1. Produce Directly Reduced Iron (DRI)
Pure iron does not naturally occur. Iron is always in combination with either oxygen or sulfur, and these iron mineral ores first need to be purified. Direct reduction is the process of removing oxygen from iron in its solid state. This is a modern economical alternative that is more efficient and requires less heat. In a direct reduction furnace the iron is heated to only 800 to 1,050o C. Hydrogen and carbon monoxide derived from either coal or natural gas is then introduced, and this removes the oxygen from the heated ores. The DRI produced is purer that molten pig iron, which is the intermediate product in older smelting methods. The DRI is fed into an Electric Arc Furnace.
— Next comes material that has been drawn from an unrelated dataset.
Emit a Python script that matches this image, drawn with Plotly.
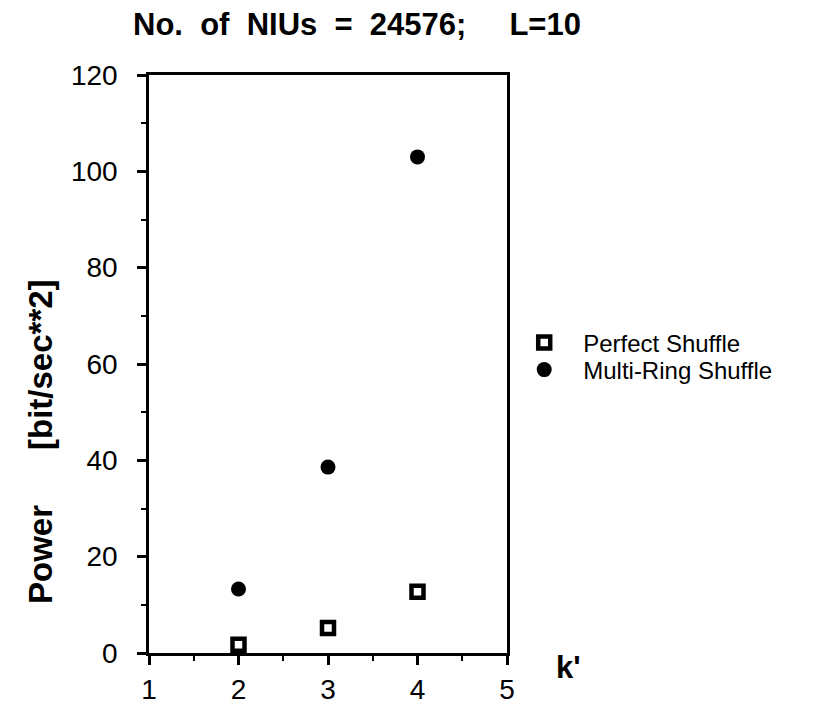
import plotly.graph_objects as go

k_values = [2, 3, 4]
perfect_shuffle = [1.7, 5.2, 12.7]
multi_ring_shuffle = [13.3, 38.6, 103.0]

x_ticks = [1, 2, 3, 4, 5]
y_ticks = [0, 20, 40, 60, 80, 100, 120]

FONT = "Liberation Sans, Arial, Helvetica, sans-serif"
NB = "\u00a0"

fig = go.Figure()
fig.add_trace(go.Scatter(
    x=k_values, y=perfect_shuffle, mode="markers", name="Perfect Shuffle",
    marker=dict(symbol="square", size=12, color="white",
                line=dict(color="black", width=4.5)),
    legend="legend",
))
fig.add_trace(go.Scatter(
    x=k_values, y=multi_ring_shuffle, mode="markers", name="Multi-Ring Shuffle",
    marker=dict(symbol="circle", size=15, color="black",
                line=dict(color="black", width=0)),
    legend="legend2",
))

axis_common = dict(
    showline=True, linecolor="black", linewidth=2.5, mirror=True,
    ticks="outside", tickcolor="black", tickwidth=2.5, ticklen=9,
    showgrid=False, zeroline=False, automargin=False,
    tickfont=dict(family=FONT, size=28, color="black"),
)

fig.update_xaxes(range=[1, 5], tickvals=x_ticks, ticklabelstandoff=1,
                 minor=dict(ticks="outside", ticklen=5, tickwidth=2, dtick=0.5,
                            tickcolor="black", showgrid=False),
                 **axis_common)
fig.update_yaxes(range=[0, 120], tickvals=y_ticks, ticklabelstandoff=14,
                 minor=dict(ticks="outside", ticklen=5, tickwidth=2, dtick=10,
                            tickcolor="black", showgrid=False),
                 **axis_common)

legend_common = dict(
    xanchor="left", yanchor="middle", bgcolor="rgba(0,0,0,0)",
    font=dict(family=FONT, size=24, color="black"),
    itemwidth=68, borderwidth=0,
)

fig.update_layout(
    width=827, height=707,
    margin=dict(l=149, r=320, t=75, b=54),
    paper_bgcolor="white", plot_bgcolor="white",
    showlegend=True,
    legend=dict(x=0.995, y=(653 - 343) / 578, **legend_common),
    legend2=dict(x=0.995, y=(653 - 370) / 578, **legend_common),
    title=dict(text=f"<b>No.{NB}{NB}of{NB}{NB}NIUs{NB}{NB}={NB}{NB}24576;{NB}{NB}{NB}{NB}{NB}L=10</b>",
               x=357 / 827, xref="container", xanchor="center",
               y=1 - 24 / 707, yref="container", yanchor="middle",
               font=dict(family=FONT, size=31, color="black")),
    annotations=[
        dict(text=f"<b>Power{NB*6}[bit/sec**2]</b>", textangle=-90,
             xref="paper", yref="paper", x=(40 - 149) / 358, y=(653 - 442) / 578,
             xanchor="center", yanchor="middle", showarrow=False,
             font=dict(family=FONT, size=33, color="black")),
        dict(text="<b>k'</b>", xref="paper", yref="paper",
             x=(568 - 149) / 358, y=(653 - 667) / 578,
             xanchor="center", yanchor="middle", showarrow=False,
             font=dict(family=FONT, size=31, color="black")),
    ],
)

fig.write_html("out.html")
2. Produce molten steel and slag.
An Electric Arc Furnace (EAF) uses large electrodes that give out a powerful arc of electricity that can produce intense heat and melt DRI as well as metal scraps. The DRI and/or scrap metal is fed through the opened roof of the EAF. Some furnaces melt pure DRI, others melt scrap metal with some amounts of DRI for chemical balance. The electrodes are lowered into the load, gradually increasing in voltage. The melting process produces molten steel and slag. Slag floats to the surface of the molten steel and is mostly made up of oxidized metals and other impurities. A small solidified sample of the steel is taken through automatic lances that enter the EAF. This sample is tested for the right temperature and chemistry. Once this is achieved, the EAF is tilted in one direction to pour out the slag and then tilted in the opposite direction to remove the molten steel that flows out of a tap hole and onto a ladle.
3. Form the molten steel into billets.
A billet is a manufacturing term that generally refers to a cast semi-finished material. Steel producers shape and mold the molten steel into various dimensions depending on which industry they will supply. A continuous casting unit is one kind of machine that can mold molten steel into billets of any necessary shape. Cold water is used to solidify the molten steel as it runs through the rollers of the casting unit.
Steel is very much utilized today despite the presence of lightweight and cheaper materials such as aluminum or plastic. It is the major reinforcement material in buildings and other infrastructure construction. The majority of an automobile's parts are still made from steel, and other varieties such as stainless steel and flat carbon steel are used for major household or industrial appliances and tools.